A desistência de Joe Biden me fez refletir sobre a velhice. Não preciso dele; afinal, é dois anos mais novo que eu. Usaria o caso num debate sobre o tema de que participei no Museu do Amanhã. A mesa tinha um título atraente: “Quantas vidas há numa vida?”. Sugeria que podemos nos inventar muitas vezes. Comecei me distanciando um pouco do título, pois acho a velhice ativa uma exceção na sociedade moderna. Concordo com as teses básicas do melhor livro escrito sobre o tema: “A velhice”, de Simone de Beauvoir.
Num sistema econômico que valoriza o vigor e a beleza, há uma forte tendência a marginalizar os velhos. O vigor se vai com os anos, e nos tornamos fisicamente invisíveis, como se a vida fosse uma longa viagem no metrô de Londres. Biden fez bem em deixar o páreo. A campanha giraria em torno de sua idade e capacidade cognitiva. Agora, isso virou um problema de Trump.

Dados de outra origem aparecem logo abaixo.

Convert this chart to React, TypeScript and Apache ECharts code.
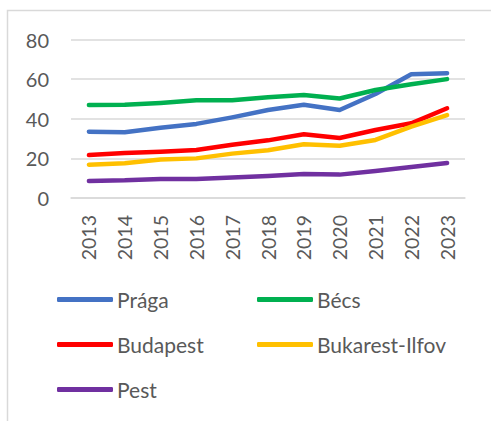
import React, { useEffect, useRef } from "react";
import * as echarts from "echarts";

const years = ["2013", "2014", "2015", "2016", "2017", "2018", "2019", "2020", "2021", "2022", "2023"];
const praga = [33.5, 33.2, 35.5, 37.4, 40.7, 44.4, 47.1, 44.4, 52.5, 62.5, 63.0];
const becs = [47.0, 47.1, 48.0, 49.3, 49.3, 50.8, 52.0, 50.2, 54.5, 57.4, 60.0];
const budapest = [21.7, 22.7, 23.4, 24.2, 26.9, 29.1, 32.2, 30.3, 34.3, 37.7, 45.3];
const bukarest = [16.8, 17.5, 19.4, 20.0, 22.4, 24.1, 27.1, 26.4, 29.3, 36.0, 41.8];
const pest = [8.6, 8.9, 9.6, 9.6, 10.3, 11.1, 12.1, 11.8, 13.6, 15.7, 17.7];

const seriesDefs = [
  { name: "Prága", data: praga, color: "#4472C4" },
  { name: "Bécs", data: becs, color: "#00B050" },
  { name: "Budapest", data: budapest, color: "#FF0000" },
  { name: "Bukarest-Ilfov", data: bukarest, color: "#FFC000" },
  { name: "Pest", data: pest, color: "#7030A0" },
];

const legendPos = [
  { left: 57, top: 302 },
  { left: 257, top: 302 },
  { left: 57, top: 347 },
  { left: 257, top: 347 },
  { left: 57, top: 392 },
];

export default function App() {
  const ref = useRef<HTMLDivElement>(null);
  useEffect(() => {
    if (!ref.current) return;
    const chart = echarts.init(ref.current, null, { renderer: "svg" });
    const font = "Lato, 'Liberation Sans', sans-serif";
    chart.setOption({
      animation: false,
      backgroundColor: "#ffffff",
      textStyle: { fontFamily: font },
      graphic: [
        {
          type: "rect",
          shape: { x: 7.5, y: 10.5, width: 600, height: 600 },
          style: { fill: "none", stroke: "#d9d9d9", lineWidth: 1.5 },
          silent: true,
        },
      ],
      grid: { left: 71, right: 26, top: 39.5, bottom: 223, containLabel: false },
      xAxis: {
        type: "category",
        data: years,
        boundaryGap: true,
        axisLine: { show: true, lineStyle: { color: "#d9d9d9", width: 1.5 } },
        axisTick: { show: false },
        axisLabel: { rotate: 90, margin: 17, color: "#595959", fontSize: 19.5, fontFamily: font },
      },
      yAxis: {
        type: "value",
        min: 0,
        max: 80,
        interval: 20,
        axisLine: { show: false },
        axisTick: { show: false },
        splitLine: { lineStyle: { color: "#d9d9d9", width: 1.5 } },
        axisLabel: { margin: 22, color: "#595959", fontSize: 20, fontFamily: font },
      },
      legend: seriesDefs.map((s, i) => ({
        data: [s.name],
        left: legendPos[i].left,
        top: legendPos[i].top - 13,
        icon: "roundRect",
        itemWidth: 56,
        itemHeight: 5,
        padding: 0,
        selectedMode: false,
        textStyle: { color: "#595959", fontSize: 21, fontFamily: font, padding: [0, 0, 0, -1] },
      })),
      series: seriesDefs.map((s) => ({
        name: s.name,
        type: "line",
        data: s.data,
        symbol: "none",
        color: s.color,
        lineStyle: { width: 4.5, color: s.color, cap: "round", join: "round" },
      })),
    });
    return () => chart.dispose();
  }, []);
  return (
    <div
      ref={ref}
      style={{ position: "fixed", left: 0, top: 0, width: 491, height: 421 }}
    />
  );
}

O ensaio de Simone fala também de sociedades que valorizam os velhos. Não é nosso caso. De vez em quando, me chamam de velho maluco ou de múmia. Não me importo, pois na vida política sempre me chamavam de “viado” e “maconheiro”. De algo sempre chamarão, pois é inesgotável a lista de preconceitos.
A antropóloga brasileira Mirian Goldenberg trabalha há 30 anos com o tema da velhice. Segundo suas pesquisas, em circunstâncias de estabilidade financeira e com saúde, os velhos são tão felizes quanto os mais novos. Parece que o problema é a meia-idade.
Não tenho visão romântica nem pessimista. Um personagem que me impressionou na literatura americana é o velho Santiago, em “O velho e o mar”, de Ernest Hemingway. Ela pesca um enorme peixe, mas, depois de tantas batalhas, chega à praia apenas com o esqueleto.
São felizes os que chegam à praia com filhos e netos queridos. Mas também alguns são alvejados por um sincericídio que assusta suas famílias. Clarice Lispector tem um belo conto chamado “Feliz aniversário”. É uma festa em torno da matriarca de 89 anos. Em determinado momento, ela cospe no chão. Há um constrangimento. Pede um copo de vinho, há certo espanto, e insulta toda a família:
— Cornos e vagabundas.
Ezequiel Neves contava em Minas a história de um avô que, no almoço de domingo, com toda a família reunida, disse para a filha:
— Olímpia, quer saber de uma coisa: “Vai tomar no cu”.
Biden fez bem em saltar do barco. Não tanto pelos lapsos que viriam, porque a memória sempre trai os muito velhos. O problema era sua condição de presidente e o poder do sincericídio:
— Putin, quer saber de uma coisa…
Ele deixará de ser o homem mais poderoso do mundo. Mas ainda será influente e poderá se dar ao luxo do tempo livre, do contato com os netos. No último debate presidencial de sua vida, afirmou que jogava golfe melhor que Trump. Não veremos uma partida entre os dois nos próximos meses. Mas é bom se preparar, pois Trump já está com 78 anos, tem seus lapsos de memória, e, quem sabe, os dois possam se encontrar em campo neutro para resolver essa grande questão que surgiu no debate presidencial: quem é melhor no golfe?
Naquele encontro no Museu do Amanhã, dedicado a professores, enfatizei algumas teses que favorecem uma boa relação com a velhice: exercício físico, alimentação saudável e um bom sono. Não são antídoto contra a monotonia e falta de graça. Nosso grande adversário, por causa dos anos e experiência vivida, é supor que sabemos tudo. A curiosidade pode nos manter vivos, com uma ponta de bom humor indespensável à reta final.
Como veem, posso falar algo edificante sobre a velhice que nos abre alguns horizontes no século XXI. Na Holanda, foi criado um bairro para pessoas com demência. Imaginem, enlouquecer daqui a pouco significará apenas mudar de bairro. Ou, se conseguirmos enlouquecer os vizinhos, nem será preciso mudar.